On August 14, it was 30 barrels. Then it was thousands. And by the end of last week, cartographers with the Geological Survey of Sweden came to the depressing conclusion that there could be as many as 23,000 barrels full of mercury on the floor of the Baltic Sea off the coast of Sweden. Close to ten tons of one of the environment's worst enemies.
The barrels were found by Ingemar Cato of the Geological Survey of Sweden during a routine mission aimed at creating detailed maps of the sea floor along the Swedish coast. After finding the first barrels -- found in 80-meter-deep water in the outer part of Sundsvall Bay about halfway up the east coast of Sweden -- Cato was asked by local county officials to continue looking. While Cato ultimately found 3,500 barrels, recently discovered documents from a local paper mill indicate that the factory may have dumped tens of thousands of barrels in the bay in the 1950s and 60s.
"We knew there were mercury barrels in the bay," Cato told SPIEGEL ONLINE. "In 1976, a fishing trawler pulled one up in its net. For me the surprise was the number."

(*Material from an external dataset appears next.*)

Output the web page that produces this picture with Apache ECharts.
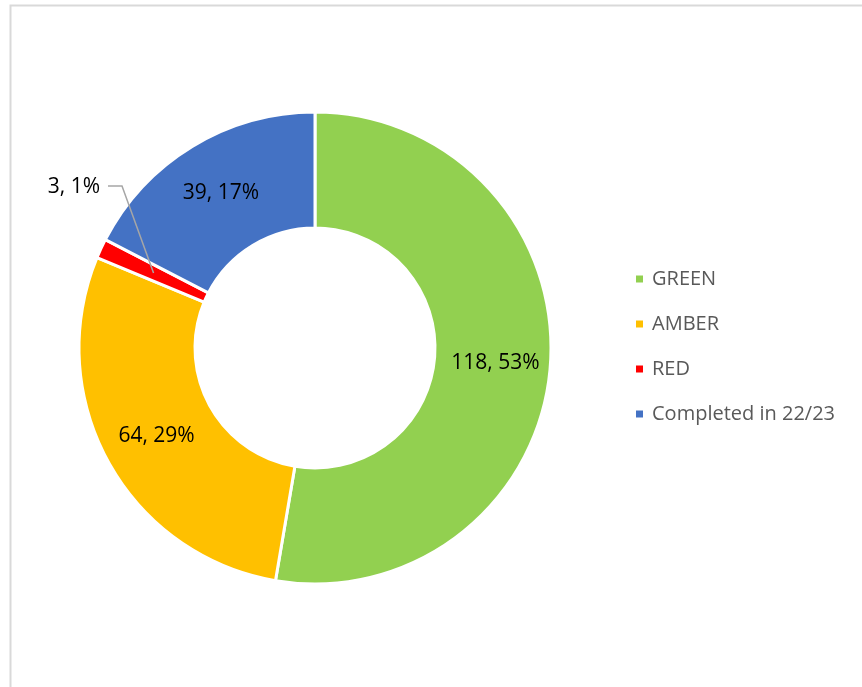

Cato, though, is quick to admit that perhaps he shouldn't be all that surprised. In addition to his mapping duties, he is also responsible for determining just how much industrial detritus is lying around on the floor of the Baltic Sea. The answer is not terribly reassuring.
"Back in time, it was quite common that you dumped industrial waste into the sea in international waters" -- which used to be a lot closer than the 12 nautical miles standard today. "Fifty years ago, there were no international environmental conventions determining what could be dumped where."
"One of the most polluted seas in the world"
And it's not just industrial waste. Following World War II, virtually the entire chemical arsenal of Nazi Germany was dumped, with much of it -- at least 35,000 tons -- ending up on the floor of the Baltic Sea. Hundreds of thousands of tons of chemical weapons from the Soviet Union, Britain and the United States were also chucked overboard in the northern Atlantic, North Sea, and elsewhere, including the Baltic. The poisonous weapons -- including mustard gas, phosphorus, nerve gas, and other highly toxic chemicals -- were joined by hundreds of thousands of unused bombs, mines and grenades.
Even worse, according to Juhu-Markku Leppänen, a Baltic Sea habitat expert with the Baltic Marine Environment Protection Commission in Helsinki, no technical procedure has yet been developed to enable safe removal of the munitions. The barrels are often corroded and fragile and many of them are embedded in sea floor sediment. In addition to such munitions, numerous ship wrecks containing oil and other fuels litter the sea floor.
"The Baltic Sea is one of the most polluted seas in the world," Leppänen told SPIEGEL ONLINE. Fifty years ago, he says, dumping industrial waste into the sea "was really considered at the time to be good environmental practice." Leppänen also points out that, because the sea's connection with the ocean is so shallow, pollution that flows into the sea from the industrialized countries that surround it tends to stay for at least a quarter century.
As for the solid waste, though, the problem now is finding where exactly those underwater toxic waste dumps are located. Because there were no legal regulations guiding industrial dumping, no records document where waste was placed. The only hope, says Cato, is that information might be found in the archives of factories located along the shores of the sea or that interviews with now-retired factory managers might help. While Sweden and Finland have begun discussing how to begin such a project, no plan has yet been developed to try and locate undersea industrial garbage.
The search to locate more of the mercury barrels in Sundsvall Bay was called off last week after Cato mapped 12 square kilometers in the outer bay. It is now, he says, up to Sweden's environmental protection agency to determine how to move forward. The four barrels that were brought to the surface by Cato's team were corroded by rust and had some holes in them.
The environmental group WWF is calling for the Swedish government to begin recovering the barrels immediately. "These barrels are a ticking time bomb," said Jochen Lamp, a Baltic Sea expert with the WWF, in a press release last week. "When the mercury leaks out, it could have a devastating impact on the environment. Entire fish populations could be poisoned."
Not an acute risk
Once mercury gets into the food chain, it tends to stay and can cause serious nerve, heart and reproduction problems in humans. The most infamous case of mercury poisoning took place in Japan in 1956 when thousands of people got sick in a city called Minamata. As many as 1,400 eventually died of what was dubbed "Minamata Disease."
The mercury off the Swedish coast, though, is mixed with concrete, apparently as part of a strategy to make sure the barrels actually sank. While there is little danger that the mercury will flow out all at once, the chemical makeup of the Baltic Sea means the concrete is breaking down allowing mercury to leech into the water. They pose a risk, says Leppänen, "but not an acute one."
Sweden's mercury barrels are far from the first such find in the Baltic Sea. The Finns pulled up a number of containers full of dangerous PCBs a decade ago. The current pipeline project connecting Russia with Germany also presents dangers as it will stir up sea-bed sediment, says Leppänen. What's hiding under that sediment is anybody's guess.